### TASK INSTRUCTIONS:
Transcribe all of the material exactly, except for its pictures.

### INFORMATION SHOWN:
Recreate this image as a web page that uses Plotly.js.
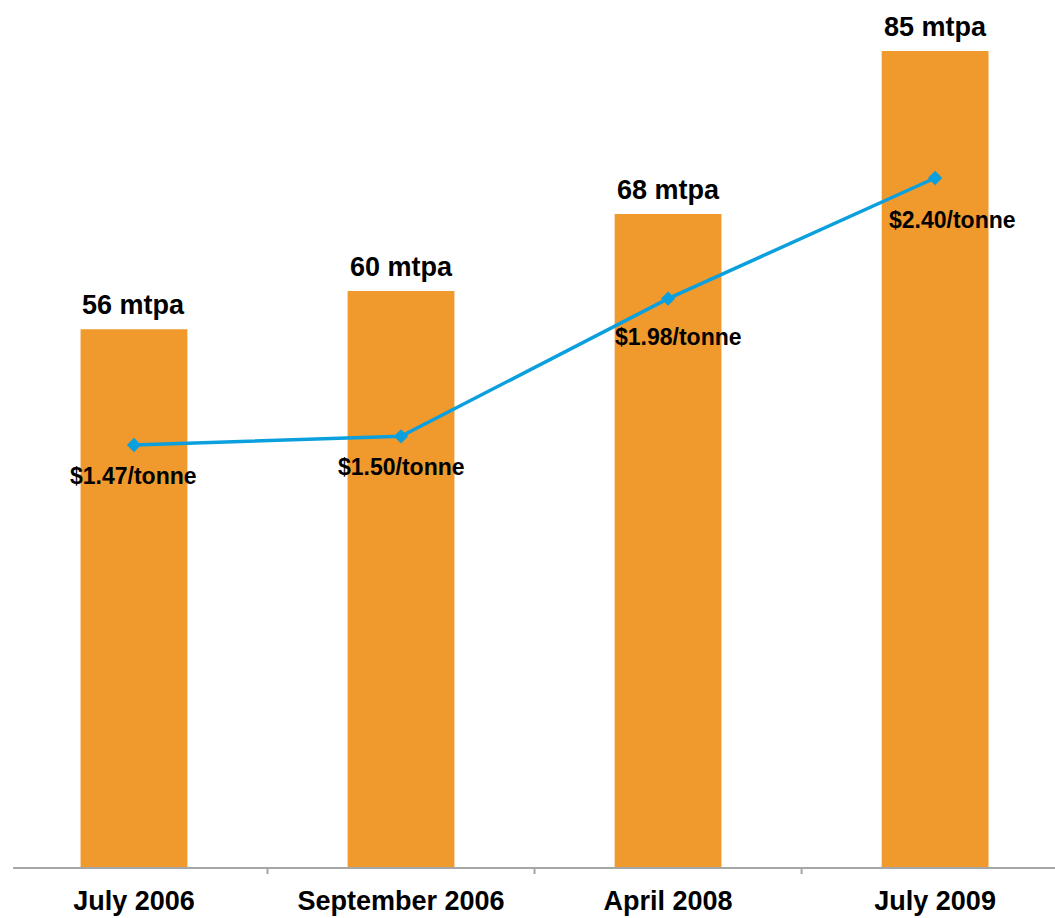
<!DOCTYPE html>
<html>
<head>
<meta charset="utf-8">
<script src="https://cdn.plot.ly/plotly-3.0.1.min.js"></script>
<style>html,body{margin:0;padding:0;background:#fff;}#chart{width:1055px;height:918px;}</style>
</head>
<body>
<div id="chart"></div>
<script>
// Data
const categories = ["July 2006", "September 2006", "April 2008", "July 2009"];
const capacity = [56, 60, 68, 85];            // mtpa
const capacityLabels = ["56 mtpa", "60 mtpa", "68 mtpa", "85 mtpa"];
const price = [1.47, 1.50, 1.98, 2.40];       // $/tonne
const priceLabels = ["$1.47/tonne", "$1.50/tonne", "$1.98/tonne", "$2.40/tonne"];

const FONT = "Liberation Sans, Arial, sans-serif";
const idx = categories.map((c, i) => i);
const priceXShift = [0, 0, 10, 17];
const priceYShift = [-31, -31, -38, -42];

const bars = {
  type: "bar",
  x: idx,
  y: capacity,
  width: 0.4,
  marker: {color: "#F0992C", line: {width: 0}},
  hoverinfo: "skip",
  showlegend: false
};
const line = {
  type: "scatter",
  mode: "lines+markers",
  x: idx,
  y: price,
  yaxis: "y2",
  line: {color: "#0BA0DD", width: 3.5},
  marker: {symbol: "diamond", size: 11, color: "#0BA0DD"},
  hoverinfo: "skip",
  showlegend: false
};

const annotations = [];
idx.forEach(i => {
  annotations.push({
    x: i, y: capacity[i], xref: "x", yref: "y",
    text: "<b>" + capacityLabels[i] + "</b>",
    showarrow: false, yanchor: "bottom", yshift: 7,
    font: {family: FONT, size: 27, color: "#000"}
  });
  annotations.push({
    x: i, y: price[i], xref: "x", yref: "y2",
    text: "<b>" + priceLabels[i] + "</b>",
    showarrow: false, yanchor: "middle",
    xshift: priceXShift[i], yshift: priceYShift[i],
    font: {family: FONT, size: 23, color: "#000"}
  });
});

const layout = {
  width: 1055, height: 918,
  margin: {l: 13, r: 0, t: 0, b: 51, pad: 0},
  paper_bgcolor: "#fff", plot_bgcolor: "#fff",
  font: {family: FONT},
  xaxis: {
    range: [-0.453, 3.449],
    tickmode: "array",
    tickvals: idx,
    ticktext: categories.map(c => "<b>" + c + "</b>"),
    ticks: "",
    showgrid: false, zeroline: false,
    showline: true, linecolor: "#A6A6A6", linewidth: 2,
    tickfont: {family: FONT, size: 27, color: "#000"},
    ticklabelstandoff: 9,
    fixedrange: true
  },
  yaxis: {
    range: [0, 90.3],
    visible: false, showgrid: false, zeroline: false, fixedrange: true
  },
  yaxis2: {
    range: [0, 3.02],
    overlaying: "y", side: "right",
    visible: false, showgrid: false, zeroline: false, fixedrange: true
  },
  shapes: [0.5, 1.5, 2.5].map(v => ({
    type: "line", xref: "x", yref: "paper",
    x0: v, x1: v, ysizemode: "pixel", yanchor: 0, y0: -7, y1: 0,
    line: {color: "#A6A6A6", width: 2}
  })),
  annotations: annotations
};

Plotly.newPlot("chart", [bars, line], layout, {staticPlot: true, displayModeBar: false});
</script>
</body>
</html>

### SOLUTION TO THIS EXERCISE:
Recreate this image as a web page that uses Plotly.js.
<!DOCTYPE html>
<html>
<head>
<meta charset="utf-8">
<script src="https://cdn.plot.ly/plotly-3.0.1.min.js"></script>
<style>html,body{margin:0;padding:0;background:#fff;}#chart{width:1055px;height:918px;}</style>
</head>
<body>
<div id="chart"></div>
<script>
// Data
const categories = ["July 2006", "September 2006", "April 2008", "July 2009"];
const capacity = [56, 60, 68, 85];            // mtpa
const capacityLabels = ["56 mtpa", "60 mtpa", "68 mtpa", "85 mtpa"];
const price = [1.47, 1.50, 1.98, 2.40];       // $/tonne
const priceLabels = ["$1.47/tonne", "$1.50/tonne", "$1.98/tonne", "$2.40/tonne"];

const FONT = "Liberation Sans, Arial, sans-serif";
const idx = categories.map((c, i) => i);
const priceXShift = [0, 0, 10, 17];
const priceYShift = [-31, -31, -38, -42];

const bars = {
  type: "bar",
  x: idx,
  y: capacity,
  width: 0.4,
  marker: {color: "#F0992C", line: {width: 0}},
  hoverinfo: "skip",
  showlegend: false
};
const line = {
  type: "scatter",
  mode: "lines+markers",
  x: idx,
  y: price,
  yaxis: "y2",
  line: {color: "#0BA0DD", width: 3.5},
  marker: {symbol: "diamond", size: 11, color: "#0BA0DD"},
  hoverinfo: "skip",
  showlegend: false
};

const annotations = [];
idx.forEach(i => {
  annotations.push({
    x: i, y: capacity[i], xref: "x", yref: "y",
    text: "<b>" + capacityLabels[i] + "</b>",
    showarrow: false, yanchor: "bottom", yshift: 7,
    font: {family: FONT, size: 27, color: "#000"}
  });
  annotations.push({
    x: i, y: price[i], xref: "x", yref: "y2",
    text: "<b>" + priceLabels[i] + "</b>",
    showarrow: false, yanchor: "middle",
    xshift: priceXShift[i], yshift: priceYShift[i],
    font: {family: FONT, size: 23, color: "#000"}
  });
});

const layout = {
  width: 1055, height: 918,
  margin: {l: 13, r: 0, t: 0, b: 51, pad: 0},
  paper_bgcolor: "#fff", plot_bgcolor: "#fff",
  font: {family: FONT},
  xaxis: {
    range: [-0.453, 3.449],
    tickmode: "array",
    tickvals: idx,
    ticktext: categories.map(c => "<b>" + c + "</b>"),
    ticks: "",
    showgrid: false, zeroline: false,
    showline: true, linecolor: "#A6A6A6", linewidth: 2,
    tickfont: {family: FONT, size: 27, color: "#000"},
    ticklabelstandoff: 9,
    fixedrange: true
  },
  yaxis: {
    range: [0, 90.3],
    visible: false, showgrid: false, zeroline: false, fixedrange: true
  },
  yaxis2: {
    range: [0, 3.02],
    overlaying: "y", side: "right",
    visible: false, showgrid: false, zeroline: false, fixedrange: true
  },
  shapes: [0.5, 1.5, 2.5].map(v => ({
    type: "line", xref: "x", yref: "paper",
    x0: v, x1: v, ysizemode: "pixel", yanchor: 0, y0: -7, y1: 0,
    line: {color: "#A6A6A6", width: 2}
  })),
  annotations: annotations
};

Plotly.newPlot("chart", [bars, line], layout, {staticPlot: true, displayModeBar: false});
</script>
</body>
</html>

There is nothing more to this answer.